Written task =
Reproduce exactly the lines below, from the first one through the line containing "Chart.register(...registerables);", and omit any pictures.

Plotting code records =
--------------------
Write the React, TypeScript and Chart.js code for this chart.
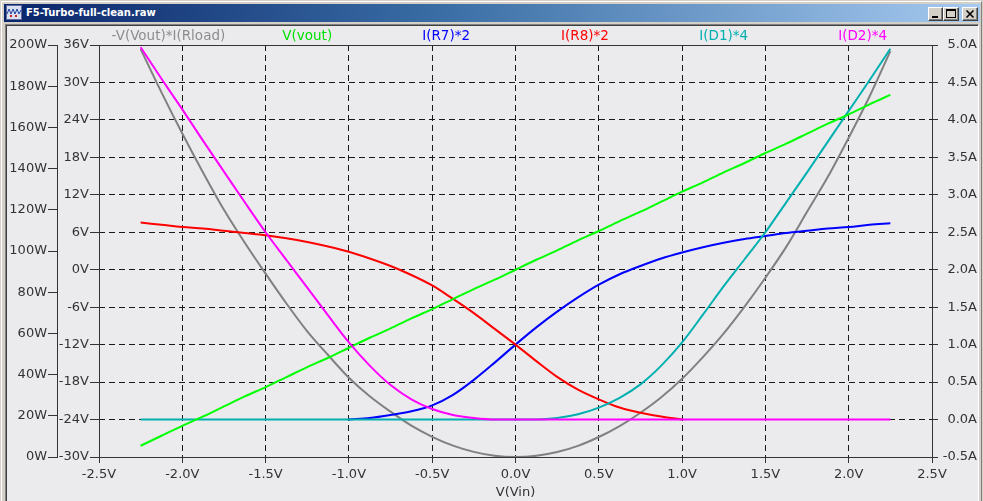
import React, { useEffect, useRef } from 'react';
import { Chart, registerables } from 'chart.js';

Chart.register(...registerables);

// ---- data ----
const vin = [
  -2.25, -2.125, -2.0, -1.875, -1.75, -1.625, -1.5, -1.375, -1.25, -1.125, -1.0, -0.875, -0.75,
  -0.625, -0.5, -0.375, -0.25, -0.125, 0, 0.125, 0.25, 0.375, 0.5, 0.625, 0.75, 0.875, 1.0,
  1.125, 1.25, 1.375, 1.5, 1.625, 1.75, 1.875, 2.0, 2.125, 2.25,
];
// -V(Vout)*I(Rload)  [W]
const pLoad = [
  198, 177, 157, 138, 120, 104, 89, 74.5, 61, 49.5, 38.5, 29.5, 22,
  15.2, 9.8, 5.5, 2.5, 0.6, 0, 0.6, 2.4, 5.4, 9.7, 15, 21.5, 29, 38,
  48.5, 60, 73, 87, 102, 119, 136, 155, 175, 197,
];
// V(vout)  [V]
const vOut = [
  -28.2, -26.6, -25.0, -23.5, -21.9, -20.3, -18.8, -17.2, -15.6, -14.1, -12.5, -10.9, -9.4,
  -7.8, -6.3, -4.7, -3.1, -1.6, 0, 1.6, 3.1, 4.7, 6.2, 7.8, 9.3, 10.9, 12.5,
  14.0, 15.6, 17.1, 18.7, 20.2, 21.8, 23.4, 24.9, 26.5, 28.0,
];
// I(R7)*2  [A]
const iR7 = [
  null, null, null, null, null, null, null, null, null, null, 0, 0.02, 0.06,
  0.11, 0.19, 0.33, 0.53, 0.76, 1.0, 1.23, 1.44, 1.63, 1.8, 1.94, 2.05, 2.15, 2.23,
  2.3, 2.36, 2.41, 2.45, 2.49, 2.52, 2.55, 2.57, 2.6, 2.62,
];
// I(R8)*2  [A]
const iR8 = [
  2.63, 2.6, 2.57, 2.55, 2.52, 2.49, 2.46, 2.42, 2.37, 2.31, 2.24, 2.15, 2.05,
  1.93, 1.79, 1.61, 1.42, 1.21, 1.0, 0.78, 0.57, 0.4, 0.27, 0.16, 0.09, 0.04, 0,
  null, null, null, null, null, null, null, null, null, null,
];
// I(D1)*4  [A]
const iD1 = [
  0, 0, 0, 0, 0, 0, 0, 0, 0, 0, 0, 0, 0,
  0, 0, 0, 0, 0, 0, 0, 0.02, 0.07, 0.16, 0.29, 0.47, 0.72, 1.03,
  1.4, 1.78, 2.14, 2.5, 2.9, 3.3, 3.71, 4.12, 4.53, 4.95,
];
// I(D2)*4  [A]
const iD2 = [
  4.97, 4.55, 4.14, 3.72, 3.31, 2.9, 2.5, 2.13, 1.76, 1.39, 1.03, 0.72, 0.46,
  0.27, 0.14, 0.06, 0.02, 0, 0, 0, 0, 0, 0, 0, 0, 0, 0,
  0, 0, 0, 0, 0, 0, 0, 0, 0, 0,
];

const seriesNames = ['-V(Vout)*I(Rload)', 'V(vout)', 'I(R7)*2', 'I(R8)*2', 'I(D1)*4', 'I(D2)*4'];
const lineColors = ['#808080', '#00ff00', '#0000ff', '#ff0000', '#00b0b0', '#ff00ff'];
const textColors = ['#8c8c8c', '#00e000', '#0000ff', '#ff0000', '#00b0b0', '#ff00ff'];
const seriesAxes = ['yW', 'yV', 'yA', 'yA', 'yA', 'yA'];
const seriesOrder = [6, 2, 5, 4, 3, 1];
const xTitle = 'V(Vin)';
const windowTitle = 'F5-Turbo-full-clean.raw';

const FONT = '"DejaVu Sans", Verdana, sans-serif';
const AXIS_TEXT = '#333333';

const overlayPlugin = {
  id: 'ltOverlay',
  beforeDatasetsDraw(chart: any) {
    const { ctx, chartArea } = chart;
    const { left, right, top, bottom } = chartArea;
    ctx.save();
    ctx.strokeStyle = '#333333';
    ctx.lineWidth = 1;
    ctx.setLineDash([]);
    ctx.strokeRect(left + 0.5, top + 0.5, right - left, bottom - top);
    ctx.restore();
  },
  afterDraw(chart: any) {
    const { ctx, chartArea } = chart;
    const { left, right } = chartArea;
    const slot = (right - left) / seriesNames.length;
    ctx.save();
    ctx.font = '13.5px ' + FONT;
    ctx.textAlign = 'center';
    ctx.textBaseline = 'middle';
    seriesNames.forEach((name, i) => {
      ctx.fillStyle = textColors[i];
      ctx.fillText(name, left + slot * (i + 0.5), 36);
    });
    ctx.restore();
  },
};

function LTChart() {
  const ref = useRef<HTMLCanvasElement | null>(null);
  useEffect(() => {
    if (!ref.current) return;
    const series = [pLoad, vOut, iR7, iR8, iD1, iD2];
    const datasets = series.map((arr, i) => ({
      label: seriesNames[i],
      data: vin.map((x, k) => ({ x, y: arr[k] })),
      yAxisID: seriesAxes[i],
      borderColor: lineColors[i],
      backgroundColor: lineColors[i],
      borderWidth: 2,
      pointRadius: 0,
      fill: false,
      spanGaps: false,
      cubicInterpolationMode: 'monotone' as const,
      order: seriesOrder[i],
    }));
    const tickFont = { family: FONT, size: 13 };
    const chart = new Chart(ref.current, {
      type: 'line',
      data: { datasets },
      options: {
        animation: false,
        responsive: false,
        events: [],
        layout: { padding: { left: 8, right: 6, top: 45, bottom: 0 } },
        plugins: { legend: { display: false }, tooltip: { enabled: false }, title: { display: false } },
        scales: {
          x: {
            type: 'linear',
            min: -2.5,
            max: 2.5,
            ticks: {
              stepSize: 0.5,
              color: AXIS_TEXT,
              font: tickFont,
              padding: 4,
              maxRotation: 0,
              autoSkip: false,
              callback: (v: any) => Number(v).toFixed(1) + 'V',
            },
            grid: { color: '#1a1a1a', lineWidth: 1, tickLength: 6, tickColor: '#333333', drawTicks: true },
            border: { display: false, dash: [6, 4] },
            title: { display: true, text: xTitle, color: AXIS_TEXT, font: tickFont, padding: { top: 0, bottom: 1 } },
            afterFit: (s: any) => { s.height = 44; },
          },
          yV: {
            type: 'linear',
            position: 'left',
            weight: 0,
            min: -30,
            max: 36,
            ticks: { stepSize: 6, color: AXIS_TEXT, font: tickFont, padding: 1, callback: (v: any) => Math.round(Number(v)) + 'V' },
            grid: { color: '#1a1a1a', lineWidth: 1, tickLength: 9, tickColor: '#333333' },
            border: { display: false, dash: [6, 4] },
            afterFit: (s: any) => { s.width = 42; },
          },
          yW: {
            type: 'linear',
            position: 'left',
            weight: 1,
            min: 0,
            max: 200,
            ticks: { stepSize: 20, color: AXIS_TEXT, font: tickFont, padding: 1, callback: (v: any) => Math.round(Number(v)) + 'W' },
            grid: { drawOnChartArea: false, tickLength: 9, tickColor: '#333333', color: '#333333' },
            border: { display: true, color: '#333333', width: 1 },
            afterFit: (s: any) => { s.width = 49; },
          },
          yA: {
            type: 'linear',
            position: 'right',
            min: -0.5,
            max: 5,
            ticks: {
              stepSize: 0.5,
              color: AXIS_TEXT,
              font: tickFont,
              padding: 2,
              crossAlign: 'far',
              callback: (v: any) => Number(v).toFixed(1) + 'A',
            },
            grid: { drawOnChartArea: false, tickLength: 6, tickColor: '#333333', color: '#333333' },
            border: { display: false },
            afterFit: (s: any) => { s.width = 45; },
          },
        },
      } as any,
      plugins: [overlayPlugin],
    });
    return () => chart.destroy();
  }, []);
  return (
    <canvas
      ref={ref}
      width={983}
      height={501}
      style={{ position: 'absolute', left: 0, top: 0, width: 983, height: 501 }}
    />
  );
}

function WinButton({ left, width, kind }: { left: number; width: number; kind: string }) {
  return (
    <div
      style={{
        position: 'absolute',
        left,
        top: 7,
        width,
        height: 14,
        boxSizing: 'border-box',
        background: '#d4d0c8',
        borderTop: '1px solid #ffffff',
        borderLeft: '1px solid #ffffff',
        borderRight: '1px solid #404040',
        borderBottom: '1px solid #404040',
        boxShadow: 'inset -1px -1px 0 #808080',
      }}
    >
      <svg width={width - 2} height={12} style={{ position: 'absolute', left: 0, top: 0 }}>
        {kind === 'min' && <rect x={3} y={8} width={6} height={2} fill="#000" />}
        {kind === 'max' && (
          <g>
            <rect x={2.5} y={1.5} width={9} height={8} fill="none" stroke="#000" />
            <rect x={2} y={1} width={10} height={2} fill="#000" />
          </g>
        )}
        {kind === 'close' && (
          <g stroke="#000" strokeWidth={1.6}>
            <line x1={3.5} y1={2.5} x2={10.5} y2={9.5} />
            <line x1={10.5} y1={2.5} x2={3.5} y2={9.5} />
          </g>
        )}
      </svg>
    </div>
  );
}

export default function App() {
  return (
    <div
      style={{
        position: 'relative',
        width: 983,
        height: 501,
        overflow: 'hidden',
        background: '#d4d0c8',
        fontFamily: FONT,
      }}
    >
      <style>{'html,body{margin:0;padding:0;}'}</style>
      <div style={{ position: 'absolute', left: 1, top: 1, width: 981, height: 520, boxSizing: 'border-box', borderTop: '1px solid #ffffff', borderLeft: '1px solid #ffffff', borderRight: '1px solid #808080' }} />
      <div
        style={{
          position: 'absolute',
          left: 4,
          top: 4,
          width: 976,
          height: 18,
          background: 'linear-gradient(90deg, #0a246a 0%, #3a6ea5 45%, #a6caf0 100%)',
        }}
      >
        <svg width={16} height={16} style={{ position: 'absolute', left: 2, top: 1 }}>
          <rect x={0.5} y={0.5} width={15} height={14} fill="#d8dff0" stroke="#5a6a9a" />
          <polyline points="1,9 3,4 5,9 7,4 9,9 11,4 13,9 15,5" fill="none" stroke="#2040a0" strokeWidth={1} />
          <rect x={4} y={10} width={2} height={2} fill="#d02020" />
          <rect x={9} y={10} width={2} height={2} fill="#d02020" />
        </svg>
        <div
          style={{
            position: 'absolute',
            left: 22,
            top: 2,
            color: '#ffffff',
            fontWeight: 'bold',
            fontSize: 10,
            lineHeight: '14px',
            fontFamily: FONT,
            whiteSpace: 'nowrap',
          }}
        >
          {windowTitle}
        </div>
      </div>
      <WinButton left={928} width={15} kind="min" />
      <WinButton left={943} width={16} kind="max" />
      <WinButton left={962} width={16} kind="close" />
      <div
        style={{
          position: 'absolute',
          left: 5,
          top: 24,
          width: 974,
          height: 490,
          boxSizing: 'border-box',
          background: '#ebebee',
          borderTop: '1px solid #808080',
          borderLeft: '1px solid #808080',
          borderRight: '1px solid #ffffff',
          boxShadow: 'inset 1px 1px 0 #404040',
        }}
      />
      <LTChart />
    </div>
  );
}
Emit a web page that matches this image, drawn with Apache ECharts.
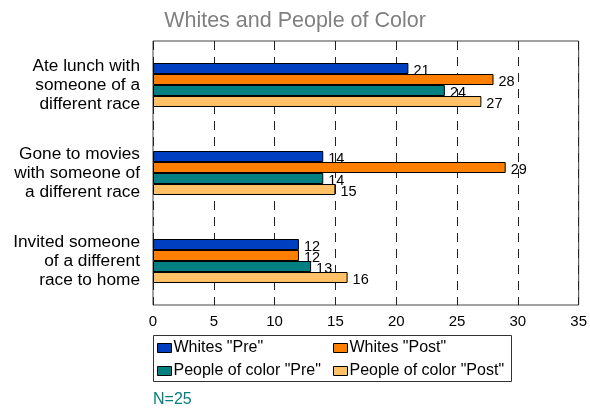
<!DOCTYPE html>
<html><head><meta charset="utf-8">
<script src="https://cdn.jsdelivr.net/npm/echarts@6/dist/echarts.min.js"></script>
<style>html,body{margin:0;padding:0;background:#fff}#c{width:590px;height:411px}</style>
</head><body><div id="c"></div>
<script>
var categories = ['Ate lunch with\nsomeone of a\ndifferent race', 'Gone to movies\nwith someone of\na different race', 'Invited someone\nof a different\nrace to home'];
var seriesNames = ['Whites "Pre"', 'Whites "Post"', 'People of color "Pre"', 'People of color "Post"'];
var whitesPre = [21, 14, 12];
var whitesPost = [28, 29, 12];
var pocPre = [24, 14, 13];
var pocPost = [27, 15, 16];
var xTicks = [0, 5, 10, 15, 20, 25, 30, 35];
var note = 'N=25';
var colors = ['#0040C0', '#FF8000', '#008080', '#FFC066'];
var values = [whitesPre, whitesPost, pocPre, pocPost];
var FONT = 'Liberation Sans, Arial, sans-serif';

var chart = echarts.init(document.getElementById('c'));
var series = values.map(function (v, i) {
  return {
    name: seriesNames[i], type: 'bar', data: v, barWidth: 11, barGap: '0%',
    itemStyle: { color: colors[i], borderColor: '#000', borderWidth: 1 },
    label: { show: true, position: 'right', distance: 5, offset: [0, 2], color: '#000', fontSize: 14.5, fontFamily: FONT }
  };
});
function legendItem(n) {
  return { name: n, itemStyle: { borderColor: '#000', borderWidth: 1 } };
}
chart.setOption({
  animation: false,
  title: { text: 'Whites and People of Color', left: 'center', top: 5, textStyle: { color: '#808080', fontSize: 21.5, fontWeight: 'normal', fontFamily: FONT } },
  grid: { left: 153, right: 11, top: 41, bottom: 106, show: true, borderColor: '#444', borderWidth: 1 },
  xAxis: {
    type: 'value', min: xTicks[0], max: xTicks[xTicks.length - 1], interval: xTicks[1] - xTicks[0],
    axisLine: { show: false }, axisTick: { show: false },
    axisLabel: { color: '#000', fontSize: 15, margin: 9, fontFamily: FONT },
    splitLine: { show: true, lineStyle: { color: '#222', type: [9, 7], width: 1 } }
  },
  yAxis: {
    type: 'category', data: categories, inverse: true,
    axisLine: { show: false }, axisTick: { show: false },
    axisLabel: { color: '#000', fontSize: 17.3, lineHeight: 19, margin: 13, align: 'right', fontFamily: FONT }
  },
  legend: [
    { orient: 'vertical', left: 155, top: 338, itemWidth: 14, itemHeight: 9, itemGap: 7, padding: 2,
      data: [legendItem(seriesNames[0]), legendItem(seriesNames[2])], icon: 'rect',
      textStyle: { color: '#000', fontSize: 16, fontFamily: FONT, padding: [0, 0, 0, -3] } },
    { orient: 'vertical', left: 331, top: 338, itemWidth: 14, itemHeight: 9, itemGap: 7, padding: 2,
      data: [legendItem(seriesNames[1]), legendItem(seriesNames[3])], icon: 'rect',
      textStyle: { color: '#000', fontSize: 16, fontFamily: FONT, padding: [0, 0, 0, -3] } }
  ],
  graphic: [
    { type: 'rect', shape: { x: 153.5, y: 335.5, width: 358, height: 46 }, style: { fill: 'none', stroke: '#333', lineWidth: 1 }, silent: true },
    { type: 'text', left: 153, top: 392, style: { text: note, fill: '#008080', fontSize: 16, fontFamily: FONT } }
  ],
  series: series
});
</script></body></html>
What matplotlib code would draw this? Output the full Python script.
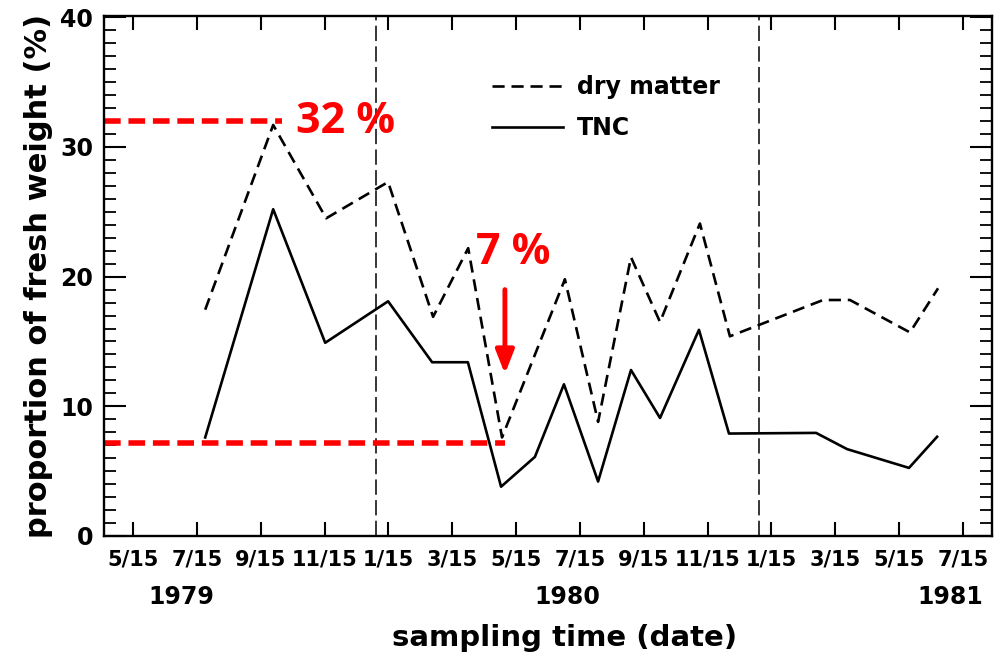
--------------------
Answer below =
Write the React, TypeScript and Chart.js code for this chart.
import React, { useEffect, useRef } from 'react';
import { Chart, registerables } from 'chart.js';

Chart.register(...registerables);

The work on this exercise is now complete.